▸ Aim of the exercise: Please return nothing but the lines between the line holding "Write the TikZ code for this diagram." and the line holding "minimum width=395pt, minimum", both ends included, without the pictures.

○ ○ ○

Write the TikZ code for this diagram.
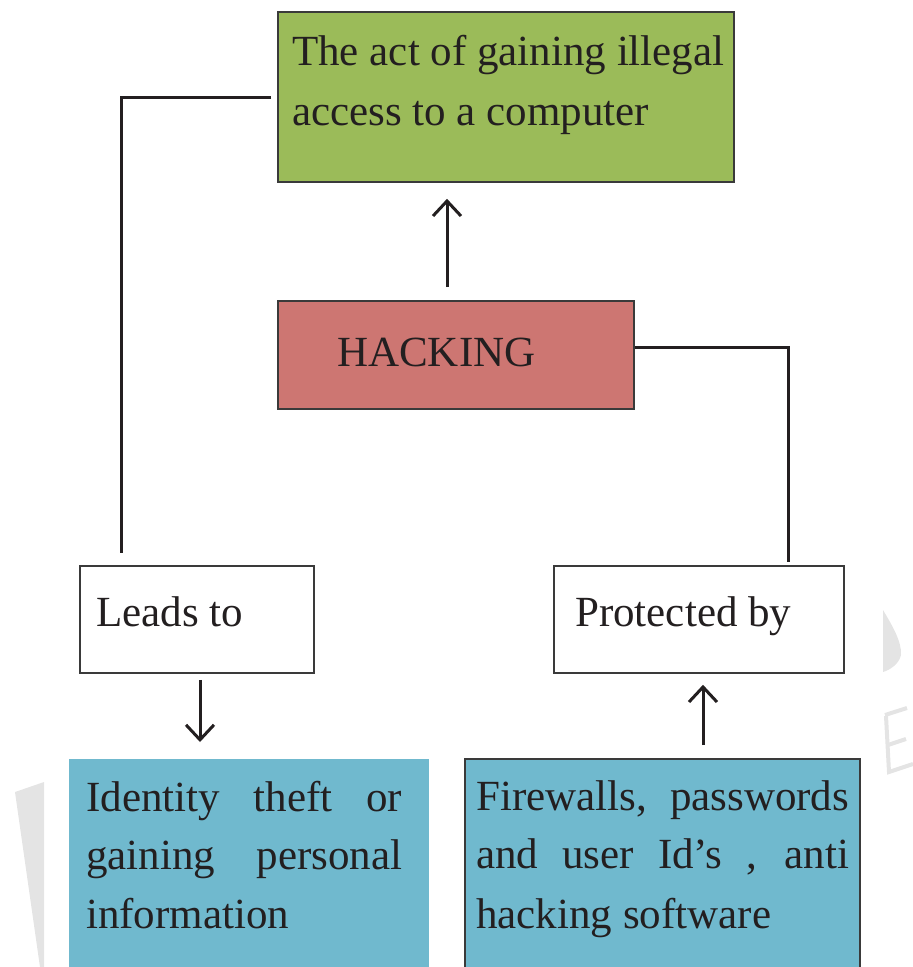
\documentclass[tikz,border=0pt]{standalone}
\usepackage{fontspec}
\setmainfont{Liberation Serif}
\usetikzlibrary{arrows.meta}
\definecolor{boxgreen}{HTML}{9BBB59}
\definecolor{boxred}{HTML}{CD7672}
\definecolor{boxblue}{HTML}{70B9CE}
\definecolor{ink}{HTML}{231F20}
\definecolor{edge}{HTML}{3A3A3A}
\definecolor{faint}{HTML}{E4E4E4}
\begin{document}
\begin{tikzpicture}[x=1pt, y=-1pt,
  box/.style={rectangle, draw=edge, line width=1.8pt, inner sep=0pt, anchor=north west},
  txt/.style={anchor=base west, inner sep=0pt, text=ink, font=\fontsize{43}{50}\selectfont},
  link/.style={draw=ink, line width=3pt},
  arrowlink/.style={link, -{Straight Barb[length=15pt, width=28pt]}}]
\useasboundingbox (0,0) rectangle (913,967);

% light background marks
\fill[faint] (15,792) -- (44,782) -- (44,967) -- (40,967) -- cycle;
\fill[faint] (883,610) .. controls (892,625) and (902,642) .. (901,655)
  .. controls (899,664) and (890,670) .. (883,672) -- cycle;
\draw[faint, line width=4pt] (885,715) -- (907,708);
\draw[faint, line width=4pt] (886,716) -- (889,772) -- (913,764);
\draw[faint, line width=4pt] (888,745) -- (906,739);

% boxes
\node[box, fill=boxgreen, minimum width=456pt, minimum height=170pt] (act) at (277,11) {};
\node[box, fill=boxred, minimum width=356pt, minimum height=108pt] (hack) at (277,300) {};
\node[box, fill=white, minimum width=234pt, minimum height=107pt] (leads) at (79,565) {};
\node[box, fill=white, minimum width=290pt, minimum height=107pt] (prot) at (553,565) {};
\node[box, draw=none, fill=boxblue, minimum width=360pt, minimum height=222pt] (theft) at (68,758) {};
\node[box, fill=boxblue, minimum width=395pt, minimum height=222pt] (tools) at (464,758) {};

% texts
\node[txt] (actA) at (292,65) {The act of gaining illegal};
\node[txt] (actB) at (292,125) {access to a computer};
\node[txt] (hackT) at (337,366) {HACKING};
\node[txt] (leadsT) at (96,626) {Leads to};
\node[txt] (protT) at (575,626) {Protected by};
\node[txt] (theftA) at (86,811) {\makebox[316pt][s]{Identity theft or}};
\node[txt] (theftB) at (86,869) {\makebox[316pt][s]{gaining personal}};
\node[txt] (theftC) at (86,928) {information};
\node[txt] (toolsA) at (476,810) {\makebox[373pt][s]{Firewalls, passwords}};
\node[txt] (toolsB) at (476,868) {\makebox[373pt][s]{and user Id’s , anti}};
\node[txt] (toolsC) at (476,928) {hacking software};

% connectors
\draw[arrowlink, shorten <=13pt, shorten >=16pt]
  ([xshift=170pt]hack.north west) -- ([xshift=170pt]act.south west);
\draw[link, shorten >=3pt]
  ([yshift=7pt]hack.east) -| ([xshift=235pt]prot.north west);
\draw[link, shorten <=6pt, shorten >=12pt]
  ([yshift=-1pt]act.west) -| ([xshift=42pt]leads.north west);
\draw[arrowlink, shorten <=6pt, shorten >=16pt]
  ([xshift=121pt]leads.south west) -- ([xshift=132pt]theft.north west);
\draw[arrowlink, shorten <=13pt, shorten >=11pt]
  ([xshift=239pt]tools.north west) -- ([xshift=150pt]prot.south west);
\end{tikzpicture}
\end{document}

○ ○ ○

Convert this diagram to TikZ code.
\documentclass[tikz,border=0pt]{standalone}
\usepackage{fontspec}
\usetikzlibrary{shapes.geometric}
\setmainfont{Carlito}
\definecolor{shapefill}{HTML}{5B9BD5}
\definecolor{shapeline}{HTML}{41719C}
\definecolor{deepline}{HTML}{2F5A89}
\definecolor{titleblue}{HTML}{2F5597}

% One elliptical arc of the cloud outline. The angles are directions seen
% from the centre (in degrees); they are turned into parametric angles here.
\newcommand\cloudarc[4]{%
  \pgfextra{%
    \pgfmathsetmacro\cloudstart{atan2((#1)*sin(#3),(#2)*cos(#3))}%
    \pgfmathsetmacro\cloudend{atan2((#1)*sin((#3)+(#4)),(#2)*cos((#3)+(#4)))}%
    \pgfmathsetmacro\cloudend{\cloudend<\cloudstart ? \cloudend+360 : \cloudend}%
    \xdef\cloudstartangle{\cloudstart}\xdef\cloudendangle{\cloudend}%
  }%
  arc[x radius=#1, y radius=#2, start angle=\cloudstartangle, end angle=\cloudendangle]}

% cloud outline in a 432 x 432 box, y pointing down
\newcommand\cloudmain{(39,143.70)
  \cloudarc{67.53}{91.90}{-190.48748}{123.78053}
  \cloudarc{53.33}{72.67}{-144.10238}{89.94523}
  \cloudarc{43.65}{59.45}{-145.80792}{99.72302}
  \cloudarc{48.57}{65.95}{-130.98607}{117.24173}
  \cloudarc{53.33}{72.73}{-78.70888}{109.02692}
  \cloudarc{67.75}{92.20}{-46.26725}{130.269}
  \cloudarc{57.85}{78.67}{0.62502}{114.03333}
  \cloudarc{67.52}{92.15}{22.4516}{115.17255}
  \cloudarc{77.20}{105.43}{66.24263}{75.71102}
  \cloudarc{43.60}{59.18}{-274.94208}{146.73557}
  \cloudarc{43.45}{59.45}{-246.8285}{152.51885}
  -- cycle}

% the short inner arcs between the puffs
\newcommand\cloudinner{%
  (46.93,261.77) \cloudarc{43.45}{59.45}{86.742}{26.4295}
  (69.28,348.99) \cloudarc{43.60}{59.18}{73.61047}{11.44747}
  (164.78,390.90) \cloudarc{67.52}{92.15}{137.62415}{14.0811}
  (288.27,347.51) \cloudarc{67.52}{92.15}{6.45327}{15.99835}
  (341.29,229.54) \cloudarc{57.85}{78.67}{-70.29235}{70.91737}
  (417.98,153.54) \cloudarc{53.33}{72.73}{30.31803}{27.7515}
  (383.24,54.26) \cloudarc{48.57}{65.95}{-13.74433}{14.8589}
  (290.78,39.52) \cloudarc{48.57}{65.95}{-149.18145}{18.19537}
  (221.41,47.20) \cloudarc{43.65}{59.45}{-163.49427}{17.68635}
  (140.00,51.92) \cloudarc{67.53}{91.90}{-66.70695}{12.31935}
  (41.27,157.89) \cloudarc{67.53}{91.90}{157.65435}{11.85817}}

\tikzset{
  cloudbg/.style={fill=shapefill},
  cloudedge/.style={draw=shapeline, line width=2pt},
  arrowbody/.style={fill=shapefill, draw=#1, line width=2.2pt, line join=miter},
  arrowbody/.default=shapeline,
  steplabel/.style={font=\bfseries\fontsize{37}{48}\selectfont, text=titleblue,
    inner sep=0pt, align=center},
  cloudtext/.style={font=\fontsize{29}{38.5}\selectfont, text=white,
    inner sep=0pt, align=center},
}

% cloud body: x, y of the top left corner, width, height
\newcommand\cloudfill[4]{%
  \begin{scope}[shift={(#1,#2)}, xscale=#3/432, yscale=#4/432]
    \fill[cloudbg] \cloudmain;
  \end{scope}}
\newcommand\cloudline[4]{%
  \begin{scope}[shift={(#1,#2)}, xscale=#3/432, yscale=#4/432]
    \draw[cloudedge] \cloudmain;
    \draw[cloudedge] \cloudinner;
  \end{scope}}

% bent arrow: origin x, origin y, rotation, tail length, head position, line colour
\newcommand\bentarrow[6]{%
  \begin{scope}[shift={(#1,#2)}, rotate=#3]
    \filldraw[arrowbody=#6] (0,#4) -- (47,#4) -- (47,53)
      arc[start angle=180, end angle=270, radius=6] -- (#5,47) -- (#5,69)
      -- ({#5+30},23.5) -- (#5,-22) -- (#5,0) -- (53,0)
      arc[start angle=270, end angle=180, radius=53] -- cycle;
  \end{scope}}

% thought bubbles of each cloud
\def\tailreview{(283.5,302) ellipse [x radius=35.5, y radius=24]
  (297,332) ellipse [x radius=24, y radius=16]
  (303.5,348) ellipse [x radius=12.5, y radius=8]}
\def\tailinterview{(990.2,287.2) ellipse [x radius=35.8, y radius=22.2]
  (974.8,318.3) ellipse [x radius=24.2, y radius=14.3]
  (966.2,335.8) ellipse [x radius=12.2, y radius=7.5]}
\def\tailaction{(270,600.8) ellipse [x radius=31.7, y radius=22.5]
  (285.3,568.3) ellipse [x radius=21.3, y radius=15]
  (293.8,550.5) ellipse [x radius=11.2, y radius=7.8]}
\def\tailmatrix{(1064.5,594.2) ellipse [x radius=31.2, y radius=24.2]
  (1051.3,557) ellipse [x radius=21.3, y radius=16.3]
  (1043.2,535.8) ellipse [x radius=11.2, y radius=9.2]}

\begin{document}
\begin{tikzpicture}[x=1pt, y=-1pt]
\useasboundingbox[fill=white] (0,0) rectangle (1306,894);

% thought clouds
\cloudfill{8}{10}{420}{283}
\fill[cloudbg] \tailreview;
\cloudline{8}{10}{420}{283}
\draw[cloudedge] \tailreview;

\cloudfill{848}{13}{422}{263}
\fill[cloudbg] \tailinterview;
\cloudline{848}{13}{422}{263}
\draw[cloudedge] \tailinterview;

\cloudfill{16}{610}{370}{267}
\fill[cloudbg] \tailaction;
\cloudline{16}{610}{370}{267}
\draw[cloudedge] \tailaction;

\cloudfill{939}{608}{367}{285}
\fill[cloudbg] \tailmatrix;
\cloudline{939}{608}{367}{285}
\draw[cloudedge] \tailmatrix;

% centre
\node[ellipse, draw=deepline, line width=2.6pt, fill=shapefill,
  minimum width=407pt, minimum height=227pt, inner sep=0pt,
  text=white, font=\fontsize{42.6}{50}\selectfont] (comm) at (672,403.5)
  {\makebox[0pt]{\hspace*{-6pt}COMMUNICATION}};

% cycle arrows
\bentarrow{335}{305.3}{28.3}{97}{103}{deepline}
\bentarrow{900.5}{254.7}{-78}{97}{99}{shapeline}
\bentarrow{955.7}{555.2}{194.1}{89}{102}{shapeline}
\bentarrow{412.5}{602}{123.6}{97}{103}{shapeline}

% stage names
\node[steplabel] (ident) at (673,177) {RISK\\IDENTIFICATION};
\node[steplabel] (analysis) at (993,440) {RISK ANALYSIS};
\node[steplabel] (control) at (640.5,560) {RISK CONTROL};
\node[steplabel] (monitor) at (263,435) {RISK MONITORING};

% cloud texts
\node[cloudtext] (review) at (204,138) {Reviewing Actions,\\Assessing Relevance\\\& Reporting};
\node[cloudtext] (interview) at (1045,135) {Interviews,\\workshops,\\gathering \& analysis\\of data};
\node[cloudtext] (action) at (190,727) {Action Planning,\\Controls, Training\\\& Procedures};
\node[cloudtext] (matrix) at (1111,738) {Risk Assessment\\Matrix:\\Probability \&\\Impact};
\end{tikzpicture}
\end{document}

○ ○ ○

▸ Worked solution:
Write the TikZ code for this diagram.
\documentclass[tikz,border=0pt]{standalone}
\usepackage{fontspec}
\setmainfont{Liberation Serif}
\usetikzlibrary{arrows.meta}
\definecolor{boxgreen}{HTML}{9BBB59}
\definecolor{boxred}{HTML}{CD7672}
\definecolor{boxblue}{HTML}{70B9CE}
\definecolor{ink}{HTML}{231F20}
\definecolor{edge}{HTML}{3A3A3A}
\definecolor{faint}{HTML}{E4E4E4}
\begin{document}
\begin{tikzpicture}[x=1pt, y=-1pt,
  box/.style={rectangle, draw=edge, line width=1.8pt, inner sep=0pt, anchor=north west},
  txt/.style={anchor=base west, inner sep=0pt, text=ink, font=\fontsize{43}{50}\selectfont},
  link/.style={draw=ink, line width=3pt},
  arrowlink/.style={link, -{Straight Barb[length=15pt, width=28pt]}}]
\useasboundingbox (0,0) rectangle (913,967);

% light background marks
\fill[faint] (15,792) -- (44,782) -- (44,967) -- (40,967) -- cycle;
\fill[faint] (883,610) .. controls (892,625) and (902,642) .. (901,655)
  .. controls (899,664) and (890,670) .. (883,672) -- cycle;
\draw[faint, line width=4pt] (885,715) -- (907,708);
\draw[faint, line width=4pt] (886,716) -- (889,772) -- (913,764);
\draw[faint, line width=4pt] (888,745) -- (906,739);

% boxes
\node[box, fill=boxgreen, minimum width=456pt, minimum height=170pt] (act) at (277,11) {};
\node[box, fill=boxred, minimum width=356pt, minimum height=108pt] (hack) at (277,300) {};
\node[box, fill=white, minimum width=234pt, minimum height=107pt] (leads) at (79,565) {};
\node[box, fill=white, minimum width=290pt, minimum height=107pt] (prot) at (553,565) {};
\node[box, draw=none, fill=boxblue, minimum width=360pt, minimum height=222pt] (theft) at (68,758) {};
\node[box, fill=boxblue, minimum width=395pt, minimum height=222pt] (tools) at (464,758) {};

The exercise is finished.